Kaside Nedir -Arap Edebiyatında- Özellikleri, Nelerdir, Hakkında Bilgi
Kaside. Arap, Fars ve Türk şiirinde en çok kullanılan eski ve uzun bir form.
Sözlükte “kastetmek, azmetmek, bir şeye doğru yönelmek” gibi anlamlara gelen kasd kökünden türeyen kaside terim olarak “belli bir amaçla söylenmiş, üzerinde düşünülmüş, gözden geçirilmiş şiir” demektir. Bir tür olarak ilk defa Arap edebiyatında ortaya çıkmış, oradan da Fars ve Türk edebiyatlarına geçmiştir. İçe doğduğu şekilde belli bir maksatla ve bilinçli olarak söylendikten sonra gözden geçirilip düzeltildiği, mısraları ve vezni sağlam olduğu, on beşten fazla beyit ihtiva ettiği için türe bu adın verildiği kaydedilir. Şarkiyatçıların birçoğu, bu türdeki şiirlerin daha sonraki dönemlerde aldığı duruma bakarak kelimenin “kasıt ve garaz” anlamıyla ilgili bulunduğunu, “dilenme ve bağış talep etme şiiri” demek olduğunu ileri sürmüşlerdir. Mühelhil b. Rebîa, İmruülkays b. Hucr gibi kaside formunu ilk ortaya koyan ve geliştiren şairlerin yüksek tabakadan şahsiyetler oldukları dikkate alındığında bu izahın doğru olmadığı anlaşılır. Daha eski bir terim olan kasîd ile kasidenin eş anlamlı sayıldığını söyleyenler bulunduğu gibi Ahfeş el-Evsat ile Nihad M. Çetin gibi bazı âlimler de farklı özelliklere sahip bulunduğunu ifade etmişlerdir.
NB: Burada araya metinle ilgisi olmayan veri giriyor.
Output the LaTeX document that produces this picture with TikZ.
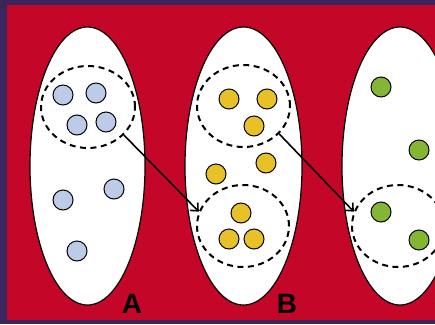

Şairleri tarafından ayrı zamanlarda parça parça söylendiği ve bu şekilde nakledildiği için uzun bir süre dağınık halde bulunan kasideler daha sonraki devirlerde belli bir yapı bütünlüğü kazanarak ge-lenekleşmiştir, Arap şiirinde kasidelerin belli esaslara tâbi olmaları, aynı başlangıca sahip bulunmaları, klişeleşmiş tasvir unsurlarıyla benzer ifade tarzlarını içermeleri, konu ve tema seçiminde uyulması zorunlu bir geleneğin yerleşmiş olması gibi özellikler onun uzun bir gelişme dönemi geçirdiğini göstermektedir.
Câhiliye şiirinde iki tür kaside görülür: Birincisi en önemli örneklerini muallaka-ların oluşturduğu, birden çok konuyu kapsayan uzun ve tam şiirlerdir; kaside denince akla gelenler de bunlardır. İkincisi ise içe doğduğu şekilde nazmedilmiş, Câhiliye hayatını yansıtan, tek konulu kısa kasidelerdir. Arap şiirinde İlk uzun kaside örnekleri milâdî V. yüzyıl şairlerinden Mühelhil (Adî) b. Rebîa et-Tağlibî’de görülür. Kardeşi Küleyb’i Cessâs b. Mürre’nin öldürmesi üzerine Mühelhil’in nazmettiği bu uzun kasideler, Bekir ve Tağlib kabileleri arasında kırk yıl süren savaşlara yol açmıştır. Regis Blachere, buna dayanarak kaside formunun V. yüzyılın ortalarında Doğu Arabistan’da bu kabileler arasında geliştiğini ve Hîre muhiti vasıtasıyla yayılma imkânı bulduğunu söyler. Uzun kaside formunun tekâmül etmiş şekli İmruülkays b. Hucr’un şiirlerinde görülür. Dostlar ve sevgililerle yaşanmış anılardan izler taşıyan mekânlar ve kalıntıları önünde hâtıraların tazelendiği coşku ile kasideye başlamak [nesîb/teşbîb bölümü] tasvir, medih ve fahr gibi değişik konuları ele almak, klişeleşmiş teşbih ve tasvir unsurları içermek ve belirli uzunluğu korumuş olmak gibi özellikler, onun ka-sideleriyle olgunlaşıp yerleşerek tür için uyulması zorunlu gelenek durumunu almıştır. Ancak bu öğeler parçalar halinde daha önceki şairlerde de mevcuttu. Nitekim bizzat İmruülkays, İbn Huzâm adlı bir şairi örnek aldığını söyler.